When good enough is enough for you
What it comes down to is that you have to decide who you are and if that’s enough for you. You have to decide that you are at peace with yourself. The potential self is something worth striving for, but only if you accept, honor, and acknowledge your current self.
And that’s exactly where the difference lies between Joe and Eric: Joe is perfectly fine with who he is in the now. Although he knows there’s plenty of room to grow, and he’s far from perfect, Joe accepts who he is with love and appreciation.
Eric, on the other hand, doesn’t even realize he has a current self. He stopped looking at it a long time ago because every time he looked, he was disgusted by what he saw. And so he started running. Running towards his potential self, without ever looking at who he is in the moment.

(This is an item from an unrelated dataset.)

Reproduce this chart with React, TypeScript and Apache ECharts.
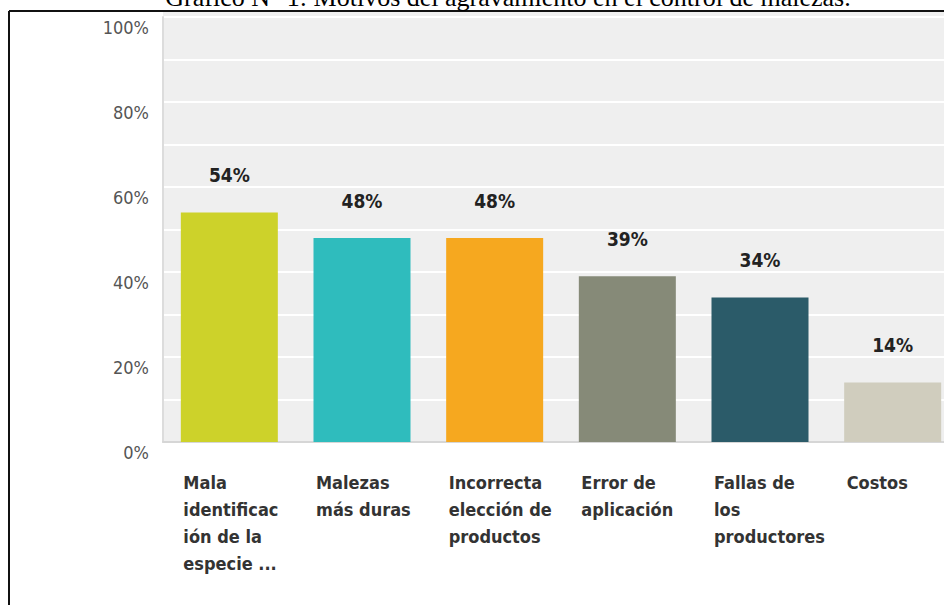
import React, { useEffect, useRef } from "react";
import * as echarts from "echarts";

const titleText = "Gráfico N° 1: Motivos del agravamiento en el control de malezas.";
const categoryLines: string[][] = [
  ["Mala", "identificac", "ión de la", "especie ..."],
  ["Malezas", "más duras"],
  ["Incorrecta", "elección de", "productos"],
  ["Error de", "aplicación"],
  ["Fallas de", "los", "productores"],
  ["Costos"],
];
const categories = categoryLines.map((l) => l.join("\n"));
const values = [54, 48, 48, 39, 34, 14];
const barColors = ["#cdd22a", "#2fbcbd", "#f6a81f", "#868a78", "#2b5b69", "#d0cdbe"];
const yTicks = [0, 20, 40, 60, 80, 100];

const NARROW = "'Liberation Sans Narrow', 'DejaVu Sans Condensed', 'Arial Narrow', Arial, sans-serif";

export default function App() {
  const ref = useRef<HTMLDivElement>(null);
  useEffect(() => {
    if (!ref.current) return;
    const chart = echarts.init(ref.current, null, { renderer: "svg" });
    chart.setOption({
      animation: false,
      backgroundColor: "#ffffff",
      grid: {
        left: 163,
        right: -15,
        top: 17,
        bottom: 163,
        containLabel: false,
        outerBoundsMode: "none",
      },
      graphic: [
        {
          type: "rect",
          z: -10,
          silent: true,
          shape: { x: 163, y: 12, width: 800, height: 430 },
          style: { fill: "#efefef" },
        },
        {
          type: "line",
          z: 100,
          shape: { x1: 9, y1: 11, x2: 944, y2: 11 },
          style: { stroke: "#111", lineWidth: 2 },
        },
        {
          type: "line",
          z: 100,
          shape: { x1: 9, y1: 11, x2: 9, y2: 605 },
          style: { stroke: "#111", lineWidth: 2 },
        },
        {
          type: "text",
          z: 100,
          x: 508,
          y: 10,
          style: {
            text: titleText,
            fill: "#000",
            font: "26px 'Liberation Serif', 'Times New Roman', serif",
            textAlign: "center",
            textVerticalAlign: "bottom",
          },
        },
      ],
      xAxis: {
        type: "category",
        data: categories,
        axisTick: { show: false },
        axisLine: { show: true, lineStyle: { color: "#d6d6d6", width: 2 } },
        axisLabel: {
          interval: 0,
          margin: 27,
          formatter: (v: string) =>
            v
              .split("\n")
              .map((s) => "{a|" + s + "}")
              .join("\n"),
          rich: {
            a: {
              width: 92,
              align: "left",
              fontFamily: NARROW,
              fontWeight: "bold",
              fontSize: 18,
              lineHeight: 27,
              color: "#333",
            },
          },
        },
      },
      yAxis: {
        type: "value",
        min: 0,
        max: 100,
        interval: 10,
        axisTick: { show: false },
        axisLine: { show: true, lineStyle: { color: "#dcdcdc", width: 2 } },
        splitLine: { show: true, lineStyle: { color: "#ffffff", width: 2 } },
        axisLabel: {
          margin: 14,
          verticalAlign: "top",
          lineHeight: 20,
          color: "#555",
          fontFamily: NARROW,
          fontSize: 18,
          formatter: (v: number) => (yTicks.indexOf(v) >= 0 ? v + "%" : ""),
        },
      },
      series: [
        {
          type: "bar",
          data: values.map((v, i) => ({ value: v, itemStyle: { color: barColors[i] } })),
          barWidth: 97,
          label: {
            show: true,
            position: "top",
            distance: 28,
            formatter: "{c}%",
            fontFamily: NARROW,
            fontWeight: "bold",
            fontSize: 19,
            color: "#222",
          },
        },
      ],
    });
    return () => chart.dispose();
  }, []);
  return (
    <div style={{ position: "fixed", left: 0, top: 0, width: 944, height: 605, overflow: "hidden", background: "#fff" }}>
      <div ref={ref} style={{ width: 944, height: 605 }} />
    </div>
  );
}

Even though Eric’s life in the now has always been more than most people dream off, he never experienced it. In fact, the constant pursuit of his future self killed the experience of the now. He had it all: the beautiful wife, the kids, the car, the friends, the money, you name it, Eric had it. But he lost it all. All because he never stopped running towards the future, instead of appreciating the now.
What would happen if you would accept your flaws as the thing that makes you whole? That your flaws are what give you color, character, and personality. What if that one thing that you despise in yourself makes you appealing to the rest of us?
From the perspective of a flower, an expensive Ming vase serves the exact same purpose as a beat-up vase. Just as your current self can do the same as your potential self. While the potential self is worth a journey of a lifetime, it’s the current self that genuinely matters. It’s the current self that’s always with you and transforms in search of its potential. It’s the current self that represents who you are.
Your chase for perfection is merely that: a chase. By all means, keep chasing, but don’t mistake the destination for the journey. Your value does not decrease based upon someone’s inability to see your worth.
So ask yourself; What if you are already enough?